(Recorded data)
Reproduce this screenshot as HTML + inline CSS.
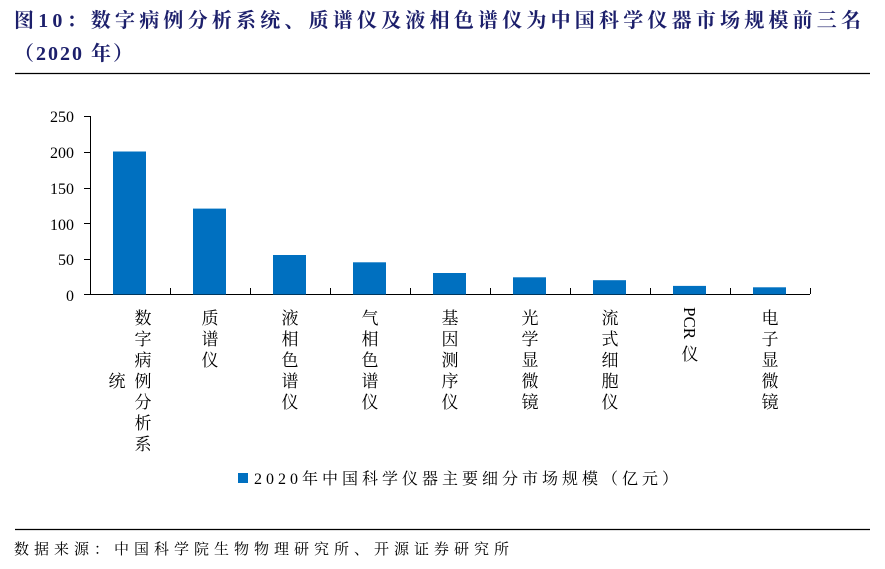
<!DOCTYPE html>
<html><head><meta charset="utf-8"><style>
body{margin:0;background:#fff;width:885px;height:564px;overflow:hidden}
svg text{font-family:"Liberation Serif","Noto Serif CJK SC",serif}
</style></head><body>
<svg width="885" height="564" xmlns="http://www.w3.org/2000/svg">
<text x="14" y="27" font-size="20" font-weight="bold" fill="#1c1f6b" letter-spacing="4.2">图10：数字病例分析系统、质谱仪及液相色谱仪为中国科学仪器市场规模前三名</text>
<text x="14" y="60" font-size="20" font-weight="bold" fill="#1c1f6b" letter-spacing="2">（2020 年）</text>
<line x1="15" y1="73.5" x2="870" y2="73.5" stroke="#000" stroke-width="1.2"/>
<line x1="15" y1="529.5" x2="870" y2="529.5" stroke="#000" stroke-width="1.2"/>
<text x="14" y="554" font-size="15" fill="#000" letter-spacing="5">数据来源：中国科学院生物物理研究所、开源证券研究所</text>
<g font-size="16" fill="#000" text-anchor="end">
<text x="74" y="122">250</text><text x="74" y="158">200</text><text x="74" y="194">150</text>
<text x="74" y="230">100</text><text x="74" y="265">50</text><text x="74" y="301">0</text>
</g>
<g stroke="#000" stroke-width="1">
<line x1="90.5" y1="116" x2="90.5" y2="295"/>
<line x1="84" y1="116.5" x2="90" y2="116.5"/><line x1="84" y1="152.5" x2="90" y2="152.5"/>
<line x1="84" y1="188.5" x2="90" y2="188.5"/><line x1="84" y1="223.5" x2="90" y2="223.5"/>
<line x1="84" y1="259.5" x2="90" y2="259.5"/><line x1="84" y1="294.5" x2="90" y2="294.5"/>
<line x1="90" y1="294.5" x2="810" y2="294.5"/>
<line x1="170.5" y1="288" x2="170.5" y2="294"/><line x1="250.5" y1="288" x2="250.5" y2="294"/>
<line x1="330.5" y1="288" x2="330.5" y2="294"/><line x1="410.5" y1="288" x2="410.5" y2="294"/>
<line x1="490.5" y1="288" x2="490.5" y2="294"/><line x1="570.5" y1="288" x2="570.5" y2="294"/>
<line x1="650.5" y1="288" x2="650.5" y2="294"/><line x1="730.5" y1="288" x2="730.5" y2="294"/>
<line x1="810.5" y1="288" x2="810.5" y2="294"/>
</g>
<g fill="#0070c0">
<rect x="113" y="151.5" width="33" height="143"/>
<rect x="193" y="208.6" width="33" height="85.9"/>
<rect x="273" y="255" width="33" height="39.5"/>
<rect x="353" y="262.3" width="33" height="32.2"/>
<rect x="433" y="273" width="33" height="21.5"/>
<rect x="513" y="277.3" width="33" height="17.2"/>
<rect x="593" y="280.2" width="33" height="14.3"/>
<rect x="673" y="285.9" width="33" height="8.6"/>
<rect x="753" y="287.3" width="33" height="7.2"/>
</g>
<g font-size="17" fill="#000" text-anchor="middle">
<text x="143" y="324">数</text><text x="143" y="345">字</text><text x="143" y="366">病</text><text x="143" y="387">例</text><text x="143" y="408">分</text><text x="143" y="429">析</text><text x="143" y="450">系</text>
<text x="117" y="387">统</text>
<text x="210" y="324">质</text><text x="210" y="345">谱</text><text x="210" y="366">仪</text>
<text x="290" y="324">液</text><text x="290" y="345">相</text><text x="290" y="366">色</text><text x="290" y="387">谱</text><text x="290" y="408">仪</text>
<text x="370" y="324">气</text><text x="370" y="345">相</text><text x="370" y="366">色</text><text x="370" y="387">谱</text><text x="370" y="408">仪</text>
<text x="450" y="324">基</text><text x="450" y="345">因</text><text x="450" y="366">测</text><text x="450" y="387">序</text><text x="450" y="408">仪</text>
<text x="530" y="324">光</text><text x="530" y="345">学</text><text x="530" y="366">显</text><text x="530" y="387">微</text><text x="530" y="408">镜</text>
<text x="610" y="324">流</text><text x="610" y="345">式</text><text x="610" y="366">细</text><text x="610" y="387">胞</text><text x="610" y="408">仪</text>
<text transform="translate(684,307) rotate(90)" text-anchor="start" font-size="17">PCR</text><text x="690" y="360">仪</text>
<text x="770" y="324">电</text><text x="770" y="345">子</text><text x="770" y="366">显</text><text x="770" y="387">微</text><text x="770" y="408">镜</text>
</g>
<rect x="238" y="473" width="10" height="10" fill="#0070c0"/>
<text x="254" y="484" font-size="16" fill="#000" letter-spacing="4">2020年中国科学仪器主要细分市场规模（亿元）</text>
</svg>
</body></html>
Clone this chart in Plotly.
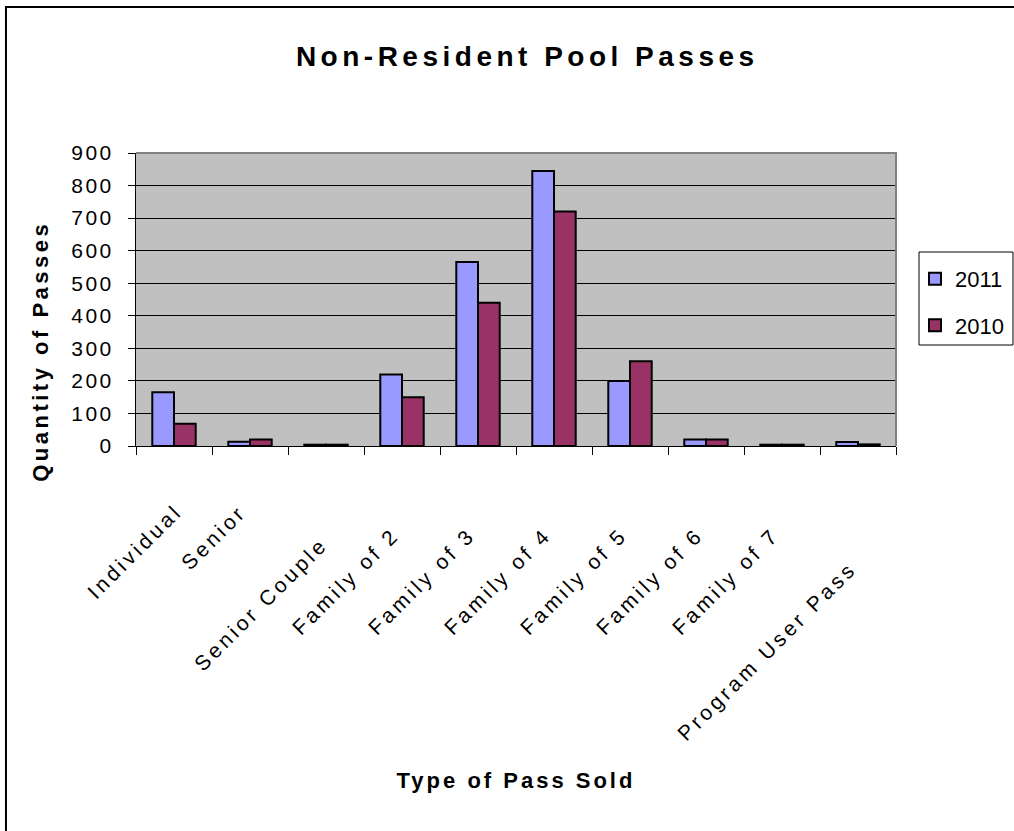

#### [Task statement]
Give the entries again without a single change, but with no pictures.

#### [Solution for this problem]
Reproduce this screenshot as HTML + inline CSS.
<!DOCTYPE html>
<html><head><meta charset="utf-8"><style>
body{margin:0;background:#fff;width:885px;height:564px;overflow:hidden}
svg text{font-family:"Liberation Serif","Noto Serif CJK SC",serif}
</style></head><body>
<svg width="885" height="564" xmlns="http://www.w3.org/2000/svg">
<text x="14" y="27" font-size="20" font-weight="bold" fill="#1c1f6b" letter-spacing="4.2">图10：数字病例分析系统、质谱仪及液相色谱仪为中国科学仪器市场规模前三名</text>
<text x="14" y="60" font-size="20" font-weight="bold" fill="#1c1f6b" letter-spacing="2">（2020 年）</text>
<line x1="15" y1="73.5" x2="870" y2="73.5" stroke="#000" stroke-width="1.2"/>
<line x1="15" y1="529.5" x2="870" y2="529.5" stroke="#000" stroke-width="1.2"/>
<text x="14" y="554" font-size="15" fill="#000" letter-spacing="5">数据来源：中国科学院生物物理研究所、开源证券研究所</text>
<g font-size="16" fill="#000" text-anchor="end">
<text x="74" y="122">250</text><text x="74" y="158">200</text><text x="74" y="194">150</text>
<text x="74" y="230">100</text><text x="74" y="265">50</text><text x="74" y="301">0</text>
</g>
<g stroke="#000" stroke-width="1">
<line x1="90.5" y1="116" x2="90.5" y2="295"/>
<line x1="84" y1="116.5" x2="90" y2="116.5"/><line x1="84" y1="152.5" x2="90" y2="152.5"/>
<line x1="84" y1="188.5" x2="90" y2="188.5"/><line x1="84" y1="223.5" x2="90" y2="223.5"/>
<line x1="84" y1="259.5" x2="90" y2="259.5"/><line x1="84" y1="294.5" x2="90" y2="294.5"/>
<line x1="90" y1="294.5" x2="810" y2="294.5"/>
<line x1="170.5" y1="288" x2="170.5" y2="294"/><line x1="250.5" y1="288" x2="250.5" y2="294"/>
<line x1="330.5" y1="288" x2="330.5" y2="294"/><line x1="410.5" y1="288" x2="410.5" y2="294"/>
<line x1="490.5" y1="288" x2="490.5" y2="294"/><line x1="570.5" y1="288" x2="570.5" y2="294"/>
<line x1="650.5" y1="288" x2="650.5" y2="294"/><line x1="730.5" y1="288" x2="730.5" y2="294"/>
<line x1="810.5" y1="288" x2="810.5" y2="294"/>
</g>
<g fill="#0070c0">
<rect x="113" y="151.5" width="33" height="143"/>
<rect x="193" y="208.6" width="33" height="85.9"/>
<rect x="273" y="255" width="33" height="39.5"/>
<rect x="353" y="262.3" width="33" height="32.2"/>
<rect x="433" y="273" width="33" height="21.5"/>
<rect x="513" y="277.3" width="33" height="17.2"/>
<rect x="593" y="280.2" width="33" height="14.3"/>
<rect x="673" y="285.9" width="33" height="8.6"/>
<rect x="753" y="287.3" width="33" height="7.2"/>
</g>
<g font-size="17" fill="#000" text-anchor="middle">
<text x="143" y="324">数</text><text x="143" y="345">字</text><text x="143" y="366">病</text><text x="143" y="387">例</text><text x="143" y="408">分</text><text x="143" y="429">析</text><text x="143" y="450">系</text>
<text x="117" y="387">统</text>
<text x="210" y="324">质</text><text x="210" y="345">谱</text><text x="210" y="366">仪</text>
<text x="290" y="324">液</text><text x="290" y="345">相</text><text x="290" y="366">色</text><text x="290" y="387">谱</text><text x="290" y="408">仪</text>
<text x="370" y="324">气</text><text x="370" y="345">相</text><text x="370" y="366">色</text><text x="370" y="387">谱</text><text x="370" y="408">仪</text>
<text x="450" y="324">基</text><text x="450" y="345">因</text><text x="450" y="366">测</text><text x="450" y="387">序</text><text x="450" y="408">仪</text>
<text x="530" y="324">光</text><text x="530" y="345">学</text><text x="530" y="366">显</text><text x="530" y="387">微</text><text x="530" y="408">镜</text>
<text x="610" y="324">流</text><text x="610" y="345">式</text><text x="610" y="366">细</text><text x="610" y="387">胞</text><text x="610" y="408">仪</text>
<text transform="translate(684,307) rotate(90)" text-anchor="start" font-size="17">PCR</text><text x="690" y="360">仪</text>
<text x="770" y="324">电</text><text x="770" y="345">子</text><text x="770" y="366">显</text><text x="770" y="387">微</text><text x="770" y="408">镜</text>
</g>
<rect x="238" y="473" width="10" height="10" fill="#0070c0"/>
<text x="254" y="484" font-size="16" fill="#000" letter-spacing="4">2020年中国科学仪器主要细分市场规模（亿元）</text>
</svg>
</body></html>
Clone this chart in Plotly.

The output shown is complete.